Extract the lines from the start through the line that holds "const shares = [18.0, 15.6, 13.0, 9.0, 8.8, 7.6, 28.0];", both included, omitting all images.

++++++++

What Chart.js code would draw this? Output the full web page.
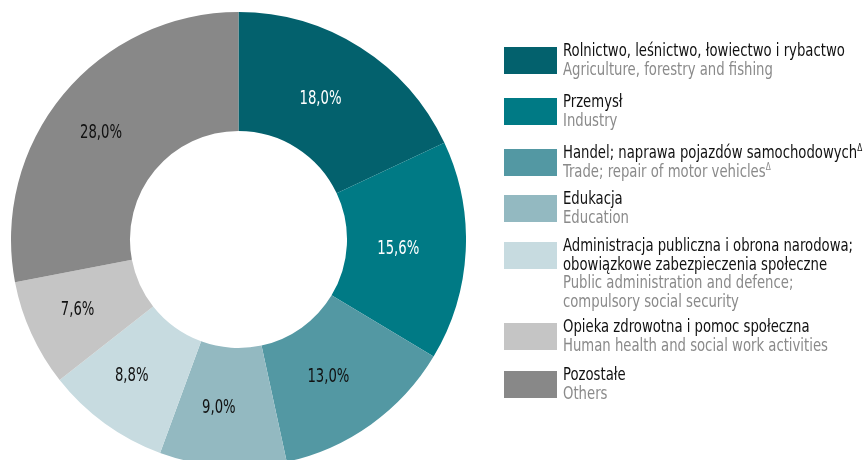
<!DOCTYPE html>
<html>
<head>
<meta charset="utf-8">
<script src="https://cdn.jsdelivr.net/npm/chart.js@4.4.1/dist/chart.umd.min.js"></script>
<style>
  html, body { margin: 0; padding: 0; background: #fff; overflow: hidden; width: 863px; height: 460px; }
  #wrap { position: absolute; left: 11px; top: 12px; width: 455px; height: 455px; }
  #legend { position: absolute; left: 0; top: 0; width: 863px; height: 460px; }
  .item { position: absolute; left: 504px; font-family: "DejaVu Sans Condensed", "DejaVu Sans", sans-serif; font-stretch: condensed; font-size: 18px; line-height: 18.5px; white-space: nowrap; }
  .sw { position: absolute; left: 0; width: 53px; height: 27px; }
  .txt { position: absolute; left: 59px; top: 0; transform-origin: 0 0; }
  .pl { color: #111; }
  .en { color: #8a8a8a; }
  sup { font-size: 10px; line-height: 0; vertical-align: 0; position: relative; top: -7px; }
</style>
</head>
<body>
<div id="wrap"><canvas id="c"></canvas></div>
<div id="legend"></div>
<script>
// data
const labelsPl = [
  "Rolnictwo, leśnictwo, łowiectwo i rybactwo",
  "Przemysł",
  "Handel; naprawa pojazdów samochodowych<sup>Δ</sup>",
  "Edukacja",
  "Administracja publiczna i obrona narodowa;<br>obowiązkowe zabezpieczenia społeczne",
  "Opieka zdrowotna i pomoc społeczna",
  "Pozostałe"
];
const labelsEn = [
  "Agriculture, forestry and fishing",
  "Industry",
  "Trade; repair of motor vehicles<sup>Δ</sup>",
  "Education",
  "Public administration and defence;<br>compulsory social security",
  "Human health and social work activities",
  "Others"
];
const shares = [18.0, 15.6, 13.0, 9.0, 8.8, 7.6, 28.0];

const colors = ["#03616d", "#007a85", "#5398a3", "#93b9c1", "#c7dbe0", "#c5c5c5", "#888888"];
const labelColors = ["#fff", "#fff", "#111", "#111", "#111", "#111", "#111"];
// top of each legend entry (layout)
const legendTop = [41, 92, 143, 189, 236, 317, 365];
const FONT = '"DejaVu Sans Condensed", "DejaVu Sans", sans-serif';

// legend in HTML
const lg = document.getElementById('legend');
const txts = [];
labelsPl.forEach((pl, i) => {
  const d = document.createElement('div');
  d.className = 'item';
  d.style.top = legendTop[i] + 'px';
  d.innerHTML = '<div class="sw" style="top:6px;background:' + colors[i] + '"></div>' +
    '<div class="txt"><div class="pl"><span>' + pl + '</span></div><div class="en"><span>' + labelsEn[i] + '</span></div></div>';
  lg.appendChild(d);
  txts.push(d.querySelector('.txt'));
});
// squeeze the text to the condensed width of the original
const w1 = txts[0].querySelector('.pl span').getBoundingClientRect().width;
const w2 = txts[5].querySelector('.en span').getBoundingClientRect().width;
const sx = (286 / w1 + 261 / w2) / 2;
txts.forEach(t => { t.style.transform = 'scaleX(' + sx + ')'; });

// values on the slices
const sliceLabels = {
  id: 'sliceLabels',
  afterDatasetsDraw(chart) {
    const ctx = chart.ctx;
    const meta = chart.getDatasetMeta(0);
    ctx.save();
    ctx.font = '19px ' + FONT;
    ctx.textAlign = 'center';
    ctx.textBaseline = 'middle';
    const k = 42 / ctx.measureText('18,0%').width;
    meta.data.forEach((arc, i) => {
      const p = arc.tooltipPosition();
      ctx.save();
      ctx.translate(p.x - 8, p.y + 1);
      ctx.scale(k, 1);
      ctx.fillStyle = labelColors[i];
      ctx.fillText(shares[i].toFixed(1).replace('.', ',') + '%', 0, 0);
      ctx.restore();
    });
    ctx.restore();
  }
};

new Chart(document.getElementById('c'), {
  type: 'doughnut',
  data: {
    labels: labelsPl,
    datasets: [{
      data: shares,
      backgroundColor: colors,
      borderWidth: 0,
      hoverOffset: 0
    }]
  },
  options: {
    responsive: true,
    maintainAspectRatio: false,
    animation: false,
    cutout: '47.7%',
    layout: { padding: 0 },
    plugins: { legend: { display: false }, tooltip: { enabled: false } }
  },
  plugins: [sliceLabels]
});
</script>
</body>
</html>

++++++++

• COMPLETED EXERCISE:
What Chart.js code would draw this? Output the full web page.
<!DOCTYPE html>
<html>
<head>
<meta charset="utf-8">
<script src="https://cdn.jsdelivr.net/npm/chart.js@4.4.1/dist/chart.umd.min.js"></script>
<style>
  html, body { margin: 0; padding: 0; background: #fff; overflow: hidden; width: 863px; height: 460px; }
  #wrap { position: absolute; left: 11px; top: 12px; width: 455px; height: 455px; }
  #legend { position: absolute; left: 0; top: 0; width: 863px; height: 460px; }
  .item { position: absolute; left: 504px; font-family: "DejaVu Sans Condensed", "DejaVu Sans", sans-serif; font-stretch: condensed; font-size: 18px; line-height: 18.5px; white-space: nowrap; }
  .sw { position: absolute; left: 0; width: 53px; height: 27px; }
  .txt { position: absolute; left: 59px; top: 0; transform-origin: 0 0; }
  .pl { color: #111; }
  .en { color: #8a8a8a; }
  sup { font-size: 10px; line-height: 0; vertical-align: 0; position: relative; top: -7px; }
</style>
</head>
<body>
<div id="wrap"><canvas id="c"></canvas></div>
<div id="legend"></div>
<script>
// data
const labelsPl = [
  "Rolnictwo, leśnictwo, łowiectwo i rybactwo",
  "Przemysł",
  "Handel; naprawa pojazdów samochodowych<sup>Δ</sup>",
  "Edukacja",
  "Administracja publiczna i obrona narodowa;<br>obowiązkowe zabezpieczenia społeczne",
  "Opieka zdrowotna i pomoc społeczna",
  "Pozostałe"
];
const labelsEn = [
  "Agriculture, forestry and fishing",
  "Industry",
  "Trade; repair of motor vehicles<sup>Δ</sup>",
  "Education",
  "Public administration and defence;<br>compulsory social security",
  "Human health and social work activities",
  "Others"
];
const shares = [18.0, 15.6, 13.0, 9.0, 8.8, 7.6, 28.0];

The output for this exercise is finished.